「自然界の動物が牙を剥く時はいつだって唐突」鳥 近大さんの映画レビュー(感想・評価)
自然界の動物が牙を剥く時はいつだって唐突
アルフレッド・ヒッチコックの1963年の作品。代表作の一つで、動物パニック映画の元祖。
ストーリーは単純、鳥が人を襲う。
前半は人間ドラマ?大人の恋愛ドラマ?…と思うほど淡々と進む。後半との対比がユニーク。
ちょいちょい鳥の存在を印象付け、不穏な雰囲気を煽る。特に、振り向いたらジャングルジムにカラスの大群は、結構恐ろしい。数羽の群れでその辺のゴミ捨て場を漁ってるだけでもいい気分しないというのに…。

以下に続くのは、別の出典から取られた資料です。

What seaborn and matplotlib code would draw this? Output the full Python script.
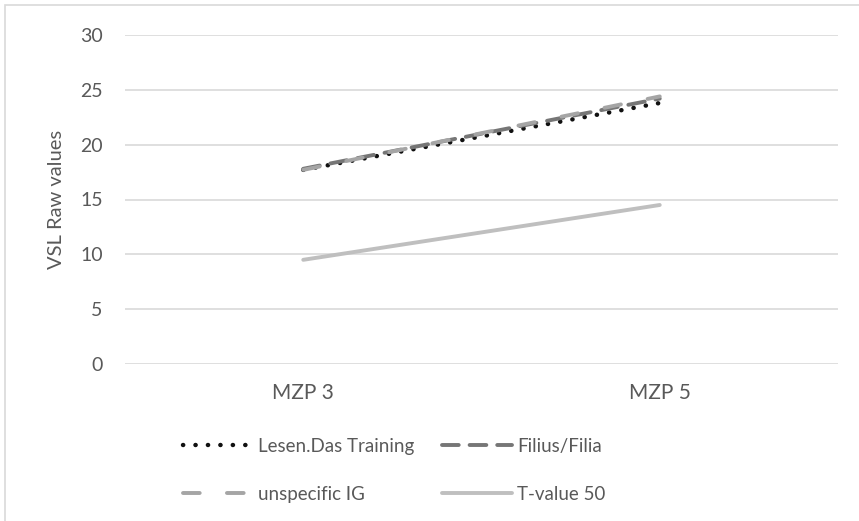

そして後半は、何の前触れも無く、何の理由も無しに襲いかかる。
この何の理由も無しというのがゾクッとさせる。
自然界の動物が人間に牙を剥く時はいつだって唐突。理由なんて無いのが現実だ。
鳥に襲われる恐怖と、精神的に追い詰められていく脆さ。
スティーヴン・キング×フランク・ダラボンの「ミスト」は本作の影響を強く受けているのが分かる。
タイトルはたったの1ワード。
ヒッチコックは「タイトルは映画の顔。タイトルを見ただけで映画が分からないといけない」と語っていたが、これほど分かり易いタイトルは無い。
“鳥”だけでもタイトルになる。
鳥嫌いのヒッチコックが贈る、本当は怖い“鳥”。